Вы, конечно, знаете, что представляет собою раздевальная кабинка на пляже: это – закрывающийся на защелку крошечный фанерный закуток, в котором стоит табуретка, а на стене – крючок. Наверно, мы тогда сначала немного поплескались в прибое, но я этого не помню; моя память, как на небрежно порезанной киноленте, выхватывает из прошлого только ту сцену, в которой мы с Джеком уже вытираемся в кабинке, говоря о каких-то пустяках. Мы замолкаем, и сквозь фанеру мы слышим из соседней кабинки два мальчишеских голоса, которые передразнивают идишистский акцент Джека. Полуодетые, мы взглядываем друг на друга. На лице у Джека, поросшем черно-серой щетиной, появляется горькая улыбка.

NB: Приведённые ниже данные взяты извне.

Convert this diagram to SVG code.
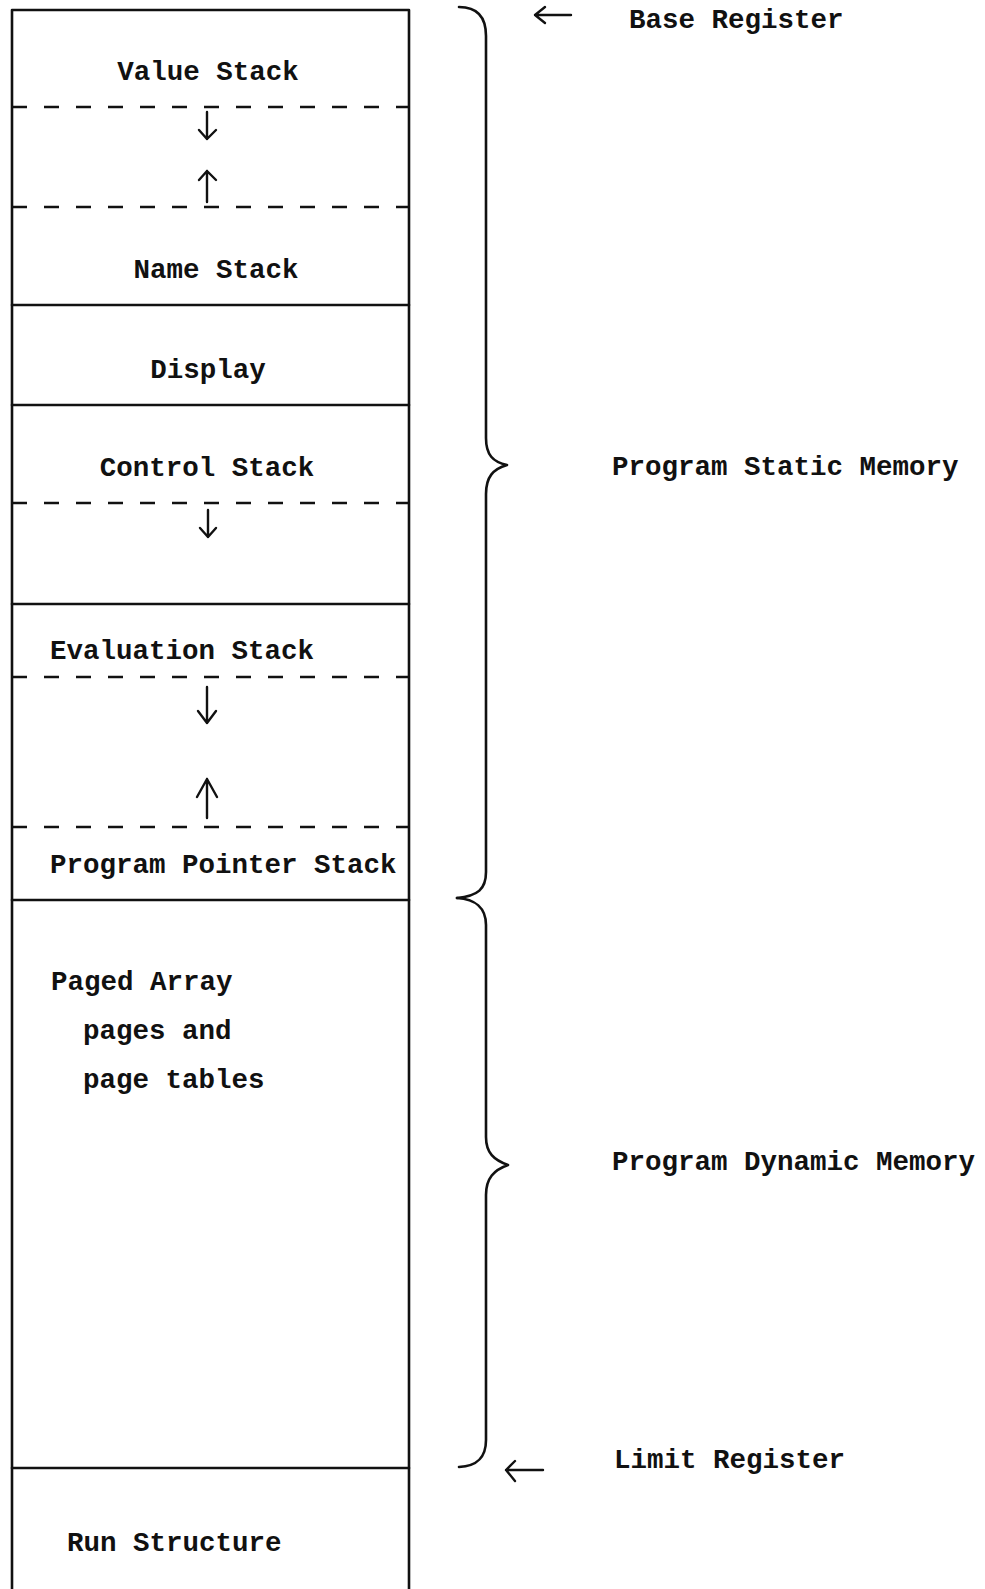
<svg xmlns="http://www.w3.org/2000/svg" width="985" height="1589" viewBox="0 0 985 1589">
<style>
.t{font-family:"Liberation Mono","DejaVu Sans Mono",monospace;font-size:27.5px;font-weight:bold;fill:#111}
.s{stroke:#111;stroke-width:2.6;fill:none;stroke-linecap:round;stroke-linejoin:round}
.d{stroke:#111;stroke-width:2.6;fill:none;stroke-dasharray:15 17}
.a{stroke:#111;stroke-width:2.4;fill:none;stroke-linecap:round;stroke-linejoin:round}
</style>
<rect width="985" height="1589" fill="#fff"/>
<g id="frame">
<path class="s" d="M12,1589 L12,10 L409,10 L409,1589"/>
</g>
<g id="value-stack">
<text class="t" x="208" y="80" text-anchor="middle">Value Stack</text>
</g>
<g id="name-stack">
<text class="t" x="216" y="278" text-anchor="middle">Name Stack</text>
</g>
<g id="display">
<line class="s" x1="12" y1="305" x2="409" y2="305"/>
<text class="t" x="208" y="378" text-anchor="middle">Display</text>
</g>
<g id="control-stack">
<line class="s" x1="12" y1="405" x2="409" y2="405"/>
<text class="t" x="207" y="476" text-anchor="middle">Control Stack</text>
</g>
<g id="evaluation-stack">
<line class="s" x1="12" y1="604" x2="409" y2="604"/>
<text class="t" x="50" y="659">Evaluation Stack</text>
</g>
<g id="program-pointer-stack">
<text class="t" x="50" y="873">Program Pointer Stack</text>
</g>
<g id="paged-array">
<line class="s" x1="12" y1="900" x2="409" y2="900"/>
<text class="t" x="51" y="990">Paged Array</text>
<text class="t" x="83" y="1039">pages and</text>
<text class="t" x="83" y="1088">page tables</text>
</g>
<g id="run-structure">
<line class="s" x1="12" y1="1468" x2="409" y2="1468"/>
<text class="t" x="67" y="1551">Run Structure</text>
</g>
<g id="base-register">
<text class="t" x="629" y="28">Base Register</text>
</g>
<g id="limit-register">
<text class="t" x="614" y="1468">Limit Register</text>
</g>
<g id="static-memory">
<text class="t" x="612" y="475">Program Static Memory</text>
</g>
<g id="dynamic-memory">
<text class="t" x="612" y="1170">Program Dynamic Memory</text>
</g>
<g id="connectors">
<line class="d" x1="12" y1="107" x2="409" y2="107"/>
<line class="d" x1="12" y1="207" x2="409" y2="207"/>
<line class="d" x1="12" y1="503" x2="409" y2="503"/>
<line class="d" x1="12" y1="677" x2="409" y2="677"/>
<line class="d" x1="12" y1="827" x2="409" y2="827"/>
<path class="a" d="M207,112 L207,139 M199,130 L207,139 L216,130"/>
<path class="a" d="M207,202 L207,171 M199,180 L207,171 L216,180"/>
<path class="a" d="M208,510 L208,537 M200,528 L208,537 L216,528"/>
<path class="a" d="M207,687 L207,723 M198,711 L207,723 L216,711"/>
<path class="a" d="M207,818 L207,779 M197,797 L207,779 L217,797"/>
<path class="a" d="M571,15 L535,15 M545,7 L535,15 L545,23"/>
<path class="a" d="M543,1470 L506,1470 M515,1461 L506,1470 L515,1481"/>
<path class="s" d="M459,7 C477,7 486,17 486,36 L486,438 C486,455 493,462 507,465 C493,469 486,477 486,494 L486,872 C486,889 478,896 457,898"/>
<path class="s" d="M457,898 C475,899 486,908 486,925 L486,1137 C486,1153 494,1160 508,1165 C494,1170 486,1178 486,1195 L486,1440 C486,1458 477,1466 459,1467"/>
</g>
</svg>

– Не обращай внимания, – говорит он.
И из-за фанерной перегородки голос передразнивает с водевильной еврейской интонацией:
– Не обгащай внимания!
Джек прикладывает палец к губам.
С нашей стороны перегородки – молчание. По другую сторону раздаются смешки. Через некоторое время дверь соседней кабинки открывается и снова захлопывается. Мы кончаем одеваться и причесываемся. Когда мы выходим на залитый солнцем длинный деревянный помост перед кабинками, мы их видим: это два мальчика в коротких штанишках, франкенталевского возраста, обычные уличные мальчишки, они стоят в нескольких ярдах поодаль. Направляясь к лестнице, мы слышим за спиной дразнящие голоса:
– Жи-ды! Жи-ды!
Джек держит меня за руку и быстро тащит за собой. Мальчишки следуют за нами, топая по ступенькам:
– Жи-ды! Жи-ды!
– Не слушай! – шепчет Джек.
– Жи-ды! Жи-ды! – а затем, прямо у нас за спиной: – Сгулик, не обгащай внимания!
Джек останавливается и поворачивается, я тоже. Мальчишки стоят футах в десяти от нас, они ухмыляются. Голосом, какого я никогда ни от кого не слышал, Джек рявкает:
– А ну, вон отсюда!
И он делает шаг по направлению к ним. Ухмылки исчезают, мальчишки обмениваются быстрыми испуганными взглядами, опрометью кидаются вниз по лестнице и скрываются из виду. Джек кладет мне руку на плечо, и мы продолжаем подниматься по лестнице. Мы пересекаем лужайку и подходим к толпе работников прачечной, которые сидят вокруг флагштока с американским флагом и поют под губную гармонику.
Вот как – и вот почему – я помню обед, на котором подавали морскую пищу.
Франкенталевский рассказ о Ку-ку-клане мог быть, в конце концов, всего лишь дурацким слухом. Афиша кинематографа, в сущности, ничего не доказывала: может, это была просто выдумка в фильме ужасов. Но тут все случилось в действительности – впервые в моей жизни; это был живой голос Извне, средь бела дня, на приятном морском ветерке, крики мальчишек в коротких штанишках около раздевальных кабинок на пляже в Орчард-Бич.